Andrew C. McCarthy explains:
The problem is the substance of executive action. DACA is defective in two ways. First, it presumes to exercise legislative power by conferring positive legal benefits on a category of aliens (the “dreamers,” as concisely described in Yuval Levin’s Corner post). Second, it distorts the doctrine of prosecutorial discretion to rationalize this presidential legislating and to grant a de facto amnesty. These maneuvers violated core constitutional principles: separation of powers and the president’s duty to execute the laws faithfully.

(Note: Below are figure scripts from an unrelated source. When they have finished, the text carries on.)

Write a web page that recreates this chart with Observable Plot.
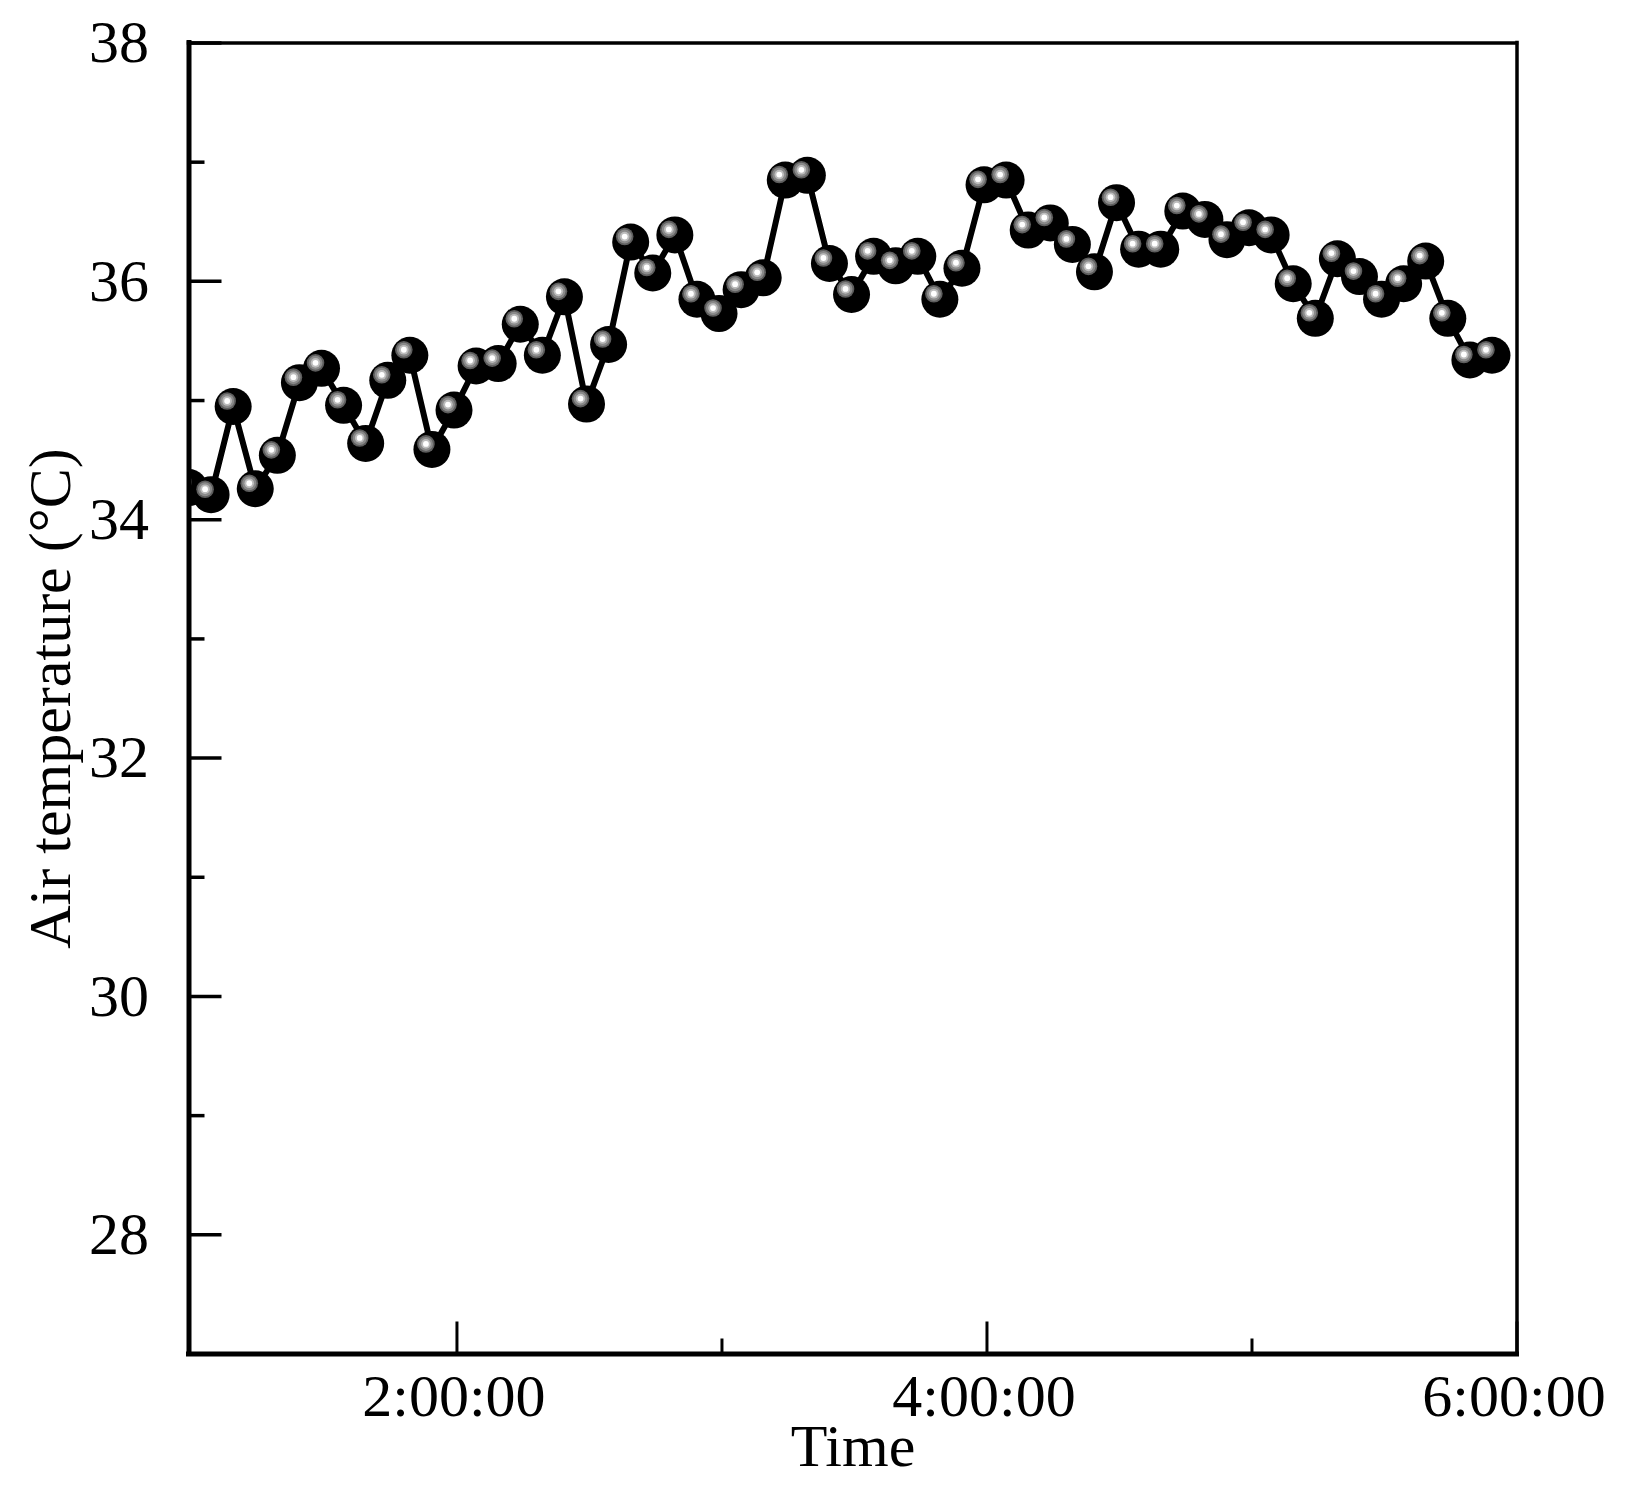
<!DOCTYPE html>
<html>
<head>
<meta charset="utf-8">
<script src="https://cdn.jsdelivr.net/npm/d3@7"></script>
<script src="https://cdn.jsdelivr.net/npm/@observablehq/plot@0.6"></script>
<style>
  html, body { margin: 0; padding: 0; background: #fff; }
  #chart svg { display: block; }
</style>
</head>
<body>
<div id="chart"></div>
<script>
// ---- data ----
const times = [
  "0:59:20","1:04:20","1:09:20","1:14:20","1:19:20","1:24:20","1:29:20","1:34:20","1:39:20","1:44:20",
  "1:49:20","1:54:20","1:59:20","2:04:20","2:09:20","2:14:20","2:19:20","2:24:20","2:29:20","2:34:20",
  "2:39:20","2:44:20","2:49:20","2:54:20","2:59:20","3:04:20","3:09:20","3:14:20","3:19:20","3:24:20",
  "3:29:20","3:34:20","3:39:20","3:44:20","3:49:20","3:54:20","3:59:20","4:04:20","4:09:20","4:14:20",
  "4:19:20","4:24:20","4:29:20","4:34:20","4:39:20","4:44:20","4:49:20","4:54:20","4:59:20","5:04:20",
  "5:09:20","5:14:20","5:19:20","5:24:20","5:29:20","5:34:20","5:39:20","5:44:20","5:49:20","5:54:20"
];
const airTemp = [
  34.27, 34.21, 34.95, 34.26, 34.54, 35.15, 35.27, 34.96, 34.64, 35.17,
  35.38, 34.59, 34.92, 35.29, 35.31, 35.64, 35.38, 35.87, 34.97, 35.47,
  36.33, 36.07, 36.39, 35.85, 35.73, 35.93, 36.03, 36.85, 36.89, 36.15,
  35.89, 36.21, 36.13, 36.21, 35.85, 36.11, 36.81, 36.85, 36.43, 36.49,
  36.31, 36.08, 36.66, 36.27, 36.27, 36.59, 36.52, 36.35, 36.45, 36.39,
  35.98, 35.69, 36.19, 36.04, 35.85, 35.98, 36.17, 35.69, 35.34, 35.38
];
const xDomain = ["0:59:20", "6:00:00"];
const xMajorTicks = ["2:00:00", "4:00:00", "6:00:00"];
const xMinorTicks = ["3:00:00", "5:00:00"];
const yDomain = [27, 38];
const yMajorTicks = [28, 30, 32, 34, 36, 38];
const yMinorTicks = [29, 31, 33, 35, 37];
const xLabel = "Time";
const yLabel = "Air temperature (°C)";

// ---- helpers ----
const parseT = s => { const [h, m, sec] = s.split(":").map(Number); return new Date(Date.UTC(1970, 0, 1, h, m, sec)); };
const data = times.map((t, i) => ({time: parseT(t), temp: airTemp[i]}));
const xd = xDomain.map(parseT);
const fmt = d3.utcFormat("%-H:%M:%S");

const W = 1627, H = 1489;
const mL = 188.5, mR = 110.5, mT = 42.5, mB = 135.5;
const innerW = W - mL - mR, innerH = H - mT - mB;
const FONT = "Liberation Serif, Times New Roman, serif";
const FS = 60;
const HX = -6, HY = -5.5;

const chart = Plot.plot({
  width: W,
  height: H,
  marginLeft: mL,
  marginRight: mR,
  marginTop: mT,
  marginBottom: mB,
  style: {fontFamily: FONT, fontSize: FS + "px", color: "#000", background: "#fff", overflow: "visible"},
  x: {type: "utc", domain: xd},
  y: {domain: yDomain},
  marks: [
    // inward ticks
    Plot.tickX(xMajorTicks.map(parseT), {x: d => d, stroke: "#000", strokeWidth: 3, insetTop: innerH - 32}),
    Plot.tickX(xMinorTicks.map(parseT), {x: d => d, stroke: "#000", strokeWidth: 3, insetTop: innerH - 15}),
    Plot.tickY(yMajorTicks, {y: d => d, stroke: "#000", strokeWidth: 3.5, insetRight: innerW - 33}),
    Plot.tickY(yMinorTicks, {y: d => d, stroke: "#000", strokeWidth: 3.5, insetRight: innerW - 16}),
    // axes labels
    Plot.axisX({
      ticks: xMajorTicks.map(parseT), tickFormat: fmt, tickSize: 0, tickPadding: 19, dx: -3,
      fontSize: FS, label: xLabel, labelAnchor: "center", labelOffset: 112, labelArrow: "none"
    }),
    Plot.axisY({
      ticks: yMajorTicks, tickSize: 0, tickPadding: 40, fontSize: FS,
      label: yLabel, labelAnchor: "center", labelOffset: 162, labelArrow: "none"
    }),
    // data
    Plot.line(data, {x: "time", y: "temp", stroke: "#000", strokeWidth: 6, clip: true}),
    Plot.dot(data, {x: "time", y: "temp", r: 18.5, fill: "#000", stroke: "none", clip: true}),
    Plot.dot(data, {x: "time", y: "temp", r: 8.8, fill: "#5e5e5e", stroke: "none", dx: HX, dy: HY, clip: true}),
    Plot.dot(data, {x: "time", y: "temp", r: 7.0, fill: "#8a8a8a", stroke: "none", dx: HX, dy: HY, clip: true}),
    Plot.dot(data, {x: "time", y: "temp", r: 4.8, fill: "#bdbdbd", stroke: "none", dx: HX, dy: HY, clip: true}),
    Plot.dot(data, {x: "time", y: "temp", r: 2.9, fill: "#ffffff", stroke: "none", dx: HX, dy: HY, clip: true}),
    // frame
    Plot.ruleY([yDomain[1]], {stroke: "#000", strokeWidth: 3.5, strokeLinecap: "square"}),
    Plot.ruleX([xd[1]], {stroke: "#000", strokeWidth: 3.5, strokeLinecap: "square"}),
    Plot.ruleY([yDomain[0]], {stroke: "#000", strokeWidth: 5, strokeLinecap: "square"}),
    Plot.ruleX([xd[0]], {stroke: "#000", strokeWidth: 5, strokeLinecap: "square"})
  ]
});
document.getElementById("chart").appendChild(chart);
</script>
</body>
</html>
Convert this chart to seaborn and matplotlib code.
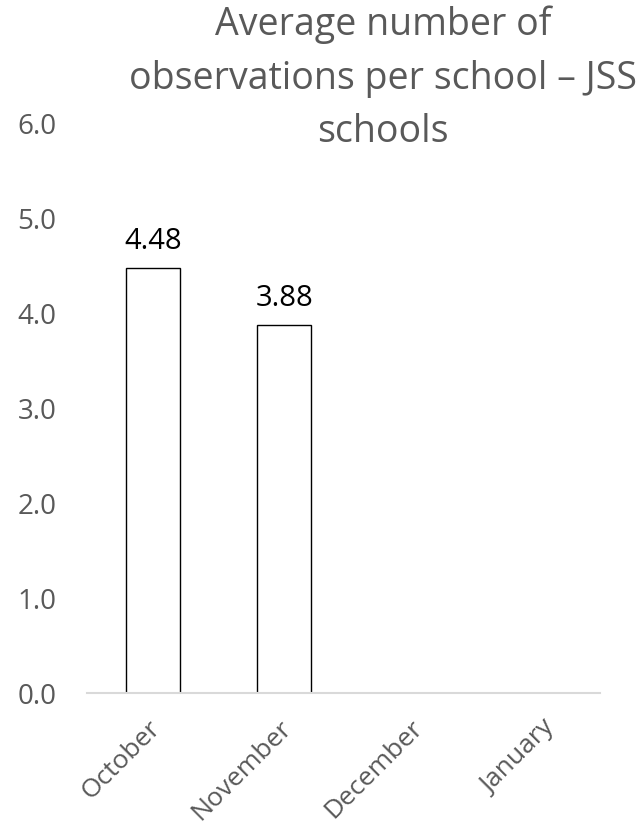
import numpy as np
import pandas as pd
import seaborn as sns
import matplotlib.pyplot as plt
import matplotlib.transforms as mtrans

# chart data
months = ['October', 'November', 'December', 'January']
avg_obs = [4.48, 3.88, np.nan, np.nan]
title = 'Average number of\nobservations per school – JSS\nschools'

df = pd.DataFrame({'month': months, 'avg': avg_obs})

sns.set_style('white')
plt.rcParams['font.family'] = ['Open Sans', 'DejaVu Sans']

fig = plt.figure(figsize=(6.41, 8.31), dpi=100)
ax = fig.add_axes([87 / 641, 138 / 831, 513 / 641, 569 / 831])

sns.barplot(data=df, x='month', y='avg', order=months, color='white',
            edgecolor='black', linewidth=1.0, width=0.41, ax=ax)

# value labels above bars
for x, v in enumerate(avg_obs):
    if not np.isnan(v):
        ax.annotate(f'{v:.2f}', (x, v), xytext=(0, 14), textcoords='offset points',
                    ha='center', va='baseline', fontsize=21, color='black')

ax.set_ylim(0, 6)
ax.set_xlim(-0.5, 3.4)
ax.set_yticks(np.arange(0, 6.1, 1.0))
ax.set_yticklabels([f'{t:.1f}' for t in np.arange(0, 6.1, 1.0)])
ax.set_xlabel('')
ax.set_ylabel('')
ax.tick_params(axis='y', length=0, pad=22, labelsize=20, labelcolor='#595959')
ax.tick_params(axis='x', length=0, pad=16, labelsize=19, labelcolor='#595959')
shift = mtrans.ScaledTranslation(-5 / 100, 0, fig.dpi_scale_trans)
for lab in ax.get_xticklabels():
    lab.set_rotation(45)
    lab.set_ha('right')
    lab.set_rotation_mode('anchor')
    lab.set_transform(lab.get_transform() + shift)

for s in ['top', 'right', 'left']:
    ax.spines[s].set_visible(False)
ax.spines['bottom'].set_color('#d9d9d9')
ax.spines['bottom'].set_linewidth(1.5)

# baseline alignment uses the last line of the title
fig.text(383 / 641, 1 - 142 / 831, title, ha='center', va='baseline',
         fontsize=27, color='#595959', linespacing=1.53)

fig.savefig('out.png', dpi=100)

There has never been a shred of honesty in the politics of DACA. Democrats have taken the constitutionally heretical position that a president must act if Congress “fails” to. They now claim that to vacate DACA would be a travesty, notwithstanding that the program is blatantly illegal and would be undone by the courts if President Trump does not withdraw it. For his part, candidate Trump loudly promised to repeal Obama’s lawless decree but, betraying the immigration-permissivist core that has always lurked beneath his restrictionist rhetoric, Trump has wrung his hands through the first eight months of his presidency. As for the Republican establishment, DACA is just another Obamacare: something that they were stridently against as long as their objections were futile, but that they never sincerely opposed and — now that they are accountable — cannot bring themselves to fight.